Nel caso esaminato dal TAR, il Comune di Milano aveva ordinato, con un proprio provvedimento, al condominio in questione, “di adeguare il sistema di smaltimento rifiuti a quanto disposto dalle norme del regolamento edilizio e del regolamento di igiene”.
In particolare, tale provvedimento si era reso necessario, in quanto, dagli accertamenti effettuati dall’ASL di Milano, era risultato come la raccolta dei rifiuti non venisse effettuata in maniera corretta da parte del condominio, in quanto “effettuata all’aperto ad una distanza di soli tre metri dalle finestre delle abitazioni, sotto una tettoia, utilizzando alcuni trespoli muniti di sacchi neri, alcuni dei quali, però, erano depositati direttamente a terra”.
Le successive verifiche effettuate, peraltro, avevano evidenziato come il Comune non avesse ancora provveduto ad adeguare le modalità di raccolta dei rifiuti, dal momento che “il condominio non si era ancora dotato di un locale per la raccolta dei rifiuti, che restavano collocati nell’area sita presso i box, con le modalità appena indicate” e che i bidoni per la raccolta differenziata continuavano ad essere collocati a meno di dieci metri dalle finestre.
Il condominio provvedeva ad impugnare il provvedimento comunale dinanzi al TAR, evidenziando come le normative citate dall’amministrazione comunali non fossero applicabili al caso di specie, dal momento che “le norme del regolamento edilizio invocate, le quali impongono che ogni edificio debba essere dotato di apposito locale per la raccolta dei rifiuti, si applicherebbero esclusivamente agi edifici di nuova realizzazione, ovvero per i quali siano stati di recente eseguiti i lavori di ristrutturazione, e non già alle strutture, come quella del condominio interessato, realizzate in epoca risalente, anteriore all’entrata in vigore delle norme stesse”.
Il TAR riteneva, tuttavia, di non dover aderire alle argomentazioni svolte dal condominio ricorrente.

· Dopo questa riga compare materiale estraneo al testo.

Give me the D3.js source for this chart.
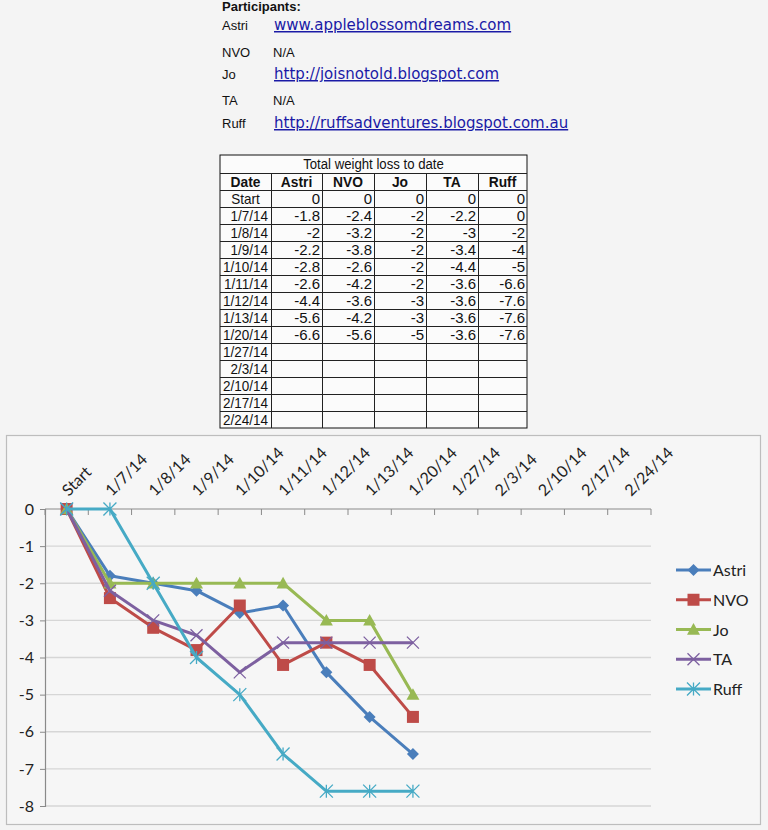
<!DOCTYPE html>
<html>
<head>
<meta charset="utf-8">
<script src="https://cdn.jsdelivr.net/npm/d3@7"></script>
<style>
  html, body { margin: 0; padding: 0; background: #f4f4f4; }
  svg { display: block; }
  .body-text { font-family: "Liberation Sans", Arial, sans-serif; font-size: 13px; fill: #111; }
  .link { font-family: "DejaVu Sans", Verdana, sans-serif; font-size: 15px; fill: #1a1aa6; text-decoration: underline; }
  .cell { font-family: "Liberation Sans", Arial, sans-serif; font-size: 15px; fill: #111; }
  .axis-text { font-family: Lato, "Open Sans", sans-serif; font-size: 16px; fill: #222; }
  .legend-text { font-family: Lato, "Open Sans", sans-serif; font-size: 16px; fill: #222; }
</style>
</head>
<body>
<div id="root"></div>
<script>
const dates = ["Start", "1/7/14", "1/8/14", "1/9/14", "1/10/14", "1/11/14", "1/12/14", "1/13/14",
  "1/20/14", "1/27/14", "2/3/14", "2/10/14", "2/17/14", "2/24/14"];
const names = ["Astri", "NVO", "Jo", "TA", "Ruff"];
const astri = [0, -1.8, -2, -2.2, -2.8, -2.6, -4.4, -5.6, -6.6];
const nvo = [0, -2.4, -3.2, -3.8, -2.6, -4.2, -3.6, -4.2, -5.6];
const jo = [0, -2, -2, -2, -2, -2, -3, -3, -5];
const ta = [0, -2.2, -3, -3.4, -4.4, -3.6, -3.6, -3.6, -3.6];
const ruff = [0, 0, -2, -4, -5, -6.6, -7.6, -7.6, -7.6];
const sites = ["www.appleblossomdreams.com", "N/A", "http://joisnotold.blogspot.com", "N/A",
  "http://ruffsadventures.blogspot.com.au"];
const yTicks = [0, -1, -2, -3, -4, -5, -6, -7, -8];
const tableTitle = "Total weight loss to date";

const series = [
  { name: "Astri", values: astri, color: "#4a7ebb", marker: "diamond" },
  { name: "NVO", values: nvo, color: "#be4b48", marker: "square" },
  { name: "Jo", values: jo, color: "#98b954", marker: "triangle" },
  { name: "TA", values: ta, color: "#7d60a0", marker: "cross" },
  { name: "Ruff", values: ruff, color: "#46aac5", marker: "star" },
];

const W = 768, H = 830;
const svg = d3.select("#root").append("svg").attr("width", W).attr("height", H);

// ---- participants block ----
const header = svg.append("g");
header.append("text").attr("class", "body-text").attr("x", 222).attr("y", 11)
  .style("font-weight", "bold").text("Participants:");
const rowBase = [30, 57, 79, 105, 128];
names.forEach((n, i) => {
  header.append("text").attr("class", "body-text").attr("x", 222).attr("y", rowBase[i]).text(n);
  const isLink = sites[i] !== "N/A";
  header.append("text").attr("class", isLink ? "link" : "body-text")
    .attr("x", isLink ? 274 : 273).attr("y", rowBase[i]).text(sites[i]);
});

// ---- table ----
const colEdges = [220, 271, 322, 374, 426, 478, 527];
const tTop = 155, titleH = 18, headH = 17, rowH = 17;
const tbl = svg.append("g");
const rowsY = d3.range(dates.length + 2).map(i => i === 0 ? tTop : tTop + titleH + (i - 1) * rowH);
const tBottom = tTop + titleH + (dates.length + 1) * rowH;
tbl.append("rect").attr("x", colEdges[0]).attr("y", tTop)
  .attr("width", colEdges[6] - colEdges[0]).attr("height", tBottom - tTop)
  .attr("fill", "#fbfbfb").attr("stroke", "#111").attr("stroke-width", 1);
rowsY.slice(1).forEach(yy => {
  tbl.append("line").attr("x1", colEdges[0]).attr("x2", colEdges[6])
    .attr("y1", yy + 0.5).attr("y2", yy + 0.5).attr("stroke", "#222");
});
colEdges.slice(1, 6).forEach(xx => {
  tbl.append("line").attr("x1", xx + 0.5).attr("x2", xx + 0.5)
    .attr("y1", tTop + titleH).attr("y2", tBottom).attr("stroke", "#222");
});

// cell text; letters look narrow in the source, digits do not
function cellText(px, py, anchor, txt, opts) {
  const o = opts || {};
  return tbl.append("text").attr("class", "cell")
    .attr("transform", `translate(${px},${py}) scale(${o.sx || 1},1)`)
    .attr("text-anchor", anchor).style("font-weight", o.bold ? "bold" : null).text(txt);
}

cellText((colEdges[0] + colEdges[6]) / 2, tTop + 14, "middle", tableTitle, { sx: 0.88 });
["Date"].concat(names).forEach((h, c) => {
  cellText((colEdges[c] + colEdges[c + 1]) / 2, tTop + titleH + 14, "middle", h, { bold: true, sx: 0.92 });
});
dates.forEach((d, r) => {
  const yy = tTop + titleH + headH + r * rowH + 14;
  const first = r === 0;
  cellText(first ? (colEdges[0] + colEdges[1]) / 2 : colEdges[1] - 3, yy, first ? "middle" : "end", d,
    { sx: 0.9 });
  series.forEach((s, c) => {
    if (r < s.values.length) cellText(colEdges[c + 2] - 2, yy, "end", s.values[r]);
  });
});

// ---- chart ----
const chart = svg.append("g");
chart.append("rect").attr("x", 6.5).attr("y", 435.5).attr("width", 754).attr("height", 389)
  .attr("fill", "#f6f6f6").attr("stroke", "#bdbdbd").attr("stroke-width", 1.2);

const x = d3.scaleBand().domain(dates).range([45, 651]);
const y = d3.scaleLinear().domain([-8, 0]).range([806, 509]);
const cx = d => x(d) + x.bandwidth() / 2;

// gridlines
chart.append("g").selectAll("line").data(yTicks.filter(t => t !== 0)).join("line")
  .attr("x1", 45).attr("x2", 651).attr("y1", d => y(d)).attr("y2", d => y(d))
  .attr("stroke", "#d6d6d6").attr("stroke-width", 1.4);

// y axis
const yAxis = chart.append("g").attr("transform", "translate(45,0)")
  .call(d3.axisLeft(y).tickValues(yTicks).tickSize(5).tickPadding(6));
yAxis.select(".domain").attr("stroke", "#8a8a8a").attr("stroke-width", 1.2);
yAxis.selectAll(".tick line").attr("stroke", "#8a8a8a");
yAxis.selectAll("text").attr("class", "axis-text").attr("fill", null)
  .style("font-size", "16px").text(d => String(d));

// x axis at zero with ticks between categories
const xAxisG = chart.append("g");
xAxisG.append("line").attr("x1", 45).attr("x2", 651).attr("y1", y(0)).attr("y2", y(0))
  .attr("stroke", "#8a8a8a").attr("stroke-width", 1.2);
const tickXs = dates.map(d => x(d)).concat([x.range()[1]]);
xAxisG.selectAll("line.tk").data(tickXs).join("line").attr("class", "tk")
  .attr("x1", d => d).attr("x2", d => d)
  .attr("y1", y(0)).attr("y2", y(0) + 6).attr("stroke", "#8a8a8a");
xAxisG.selectAll("text").data(dates).join("text").attr("class", "axis-text")
  .attr("transform", d => `translate(${cx(d) + 2},${y(0) - 12}) rotate(-45)`)
  .text(d => d);

// lines and markers
const line = d3.line().x((d, i) => cx(dates[i])).y(d => y(d));

function drawMarker(g, type, color, px, py) {
  if (type === "diamond") {
    const r = 6;
    g.append("path").attr("d", `M${px},${py - r}L${px + r},${py}L${px},${py + r}L${px - r},${py}Z`)
      .attr("fill", color);
  } else if (type === "square") {
    const r = 6;
    g.append("rect").attr("x", px - r).attr("y", py - r).attr("width", 2 * r).attr("height", 2 * r)
      .attr("fill", color);
  } else if (type === "triangle") {
    const r = 6.5;
    g.append("path").attr("d", `M${px},${py - r}L${px + r},${py + r * 0.8}L${px - r},${py + r * 0.8}Z`)
      .attr("fill", color);
  } else if (type === "cross") {
    const r = 6;
    g.append("path").attr("d", `M${px - r},${py - r}L${px + r},${py + r}M${px - r},${py + r}L${px + r},${py - r}`)
      .attr("stroke", color).attr("stroke-width", 1.3).attr("fill", "none");
  } else if (type === "star") {
    const r = 6.5;
    g.append("path").attr("d", `M${px - r},${py - r}L${px + r},${py + r}M${px - r},${py + r}L${px + r},${py - r}M${px},${py - r}L${px},${py + r}`)
      .attr("stroke", color).attr("stroke-width", 1.3).attr("fill", "none");
  }
}

series.forEach(s => {
  const g = chart.append("g");
  g.append("path").datum(s.values).attr("d", line).attr("fill", "none")
    .attr("stroke", s.color).attr("stroke-width", 3).attr("stroke-linejoin", "round");
  s.values.forEach((v, i) => drawMarker(g, s.marker, s.color, cx(dates[i]), y(v)));
});

// legend
const legendY = d3.scalePoint().domain(names).range([570, 689]);
series.forEach(s => {
  const g = chart.append("g");
  const ly = legendY(s.name);
  g.append("line").attr("x1", 676).attr("x2", 711).attr("y1", ly).attr("y2", ly)
    .attr("stroke", s.color).attr("stroke-width", 3);
  drawMarker(g, s.marker, s.color, 693.5, ly);
  g.append("text").attr("class", "legend-text").attr("x", 713).attr("y", ly + 6).text(s.name);
});
</script>
</body>
</html>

Secondo il TAR, infatti, è vero che le norme richiamate dall’amministrazione comunale non erano applicabili al caso di specie, ma ciò non consentiva, comunque, di poter sostenere che il Comune non avesse il potere “di ordinare la costruzione di locali destinati allo stoccaggio dei rifiuti nei confronti dei proprietari di fabbricati di risalente costruzione”.
Infatti, secondo il TAR, per tale tipologia di fabbricati, l’applicazione delle nuove regole, può essere comunque imposta dall’Autorità amministrativa, “qualora ricorrano superiori esigenze di interesse pubblico, con il limite oggettivo degli interventi tecnicamente realizzabili”.
Nello specifico, osserva il TAR come siano “tipiche esigenze di interesse pubblico”, quelle connesse “alle preminenti esigenze di tutela della salute e dell’igiene ed, in particolare, al corretto svolgimento delle operazioni di raccolta e stoccaggio dei rifiuti, prodotti dalle unità abitative, all’interno di spazi ed aree condominiali, in attesa del loro conferimento al servizio pubblico di raccolta”.
Osserva il TAR, peraltro, come appaia del tutto “intollerabile” che “i rifiuti vengano ammassati (pur se allocati in appositi cassonetti), per stazionare, in attesa del conferimento, in aree condominiali non adatte allo scopo, poste in immediata vicinanza alla finestra delle abitazioni”.
Secondo il TAR, dunque, l’Amministrazione comunale aveva del tutto legittimamente adottato il provvedimento impugnato, ordinando “l’adeguamento del fabbricato al vigente regolamento edilizio, attraverso la realizzazione di un apposito locale di raccolta, con conseguente infondatezza delle censure proposte”.
Alla luce di tali considerazioni, il TAR rigettava il ricorso proposto dal condominio, condannando il medesimo al pagamento delle spese processuali.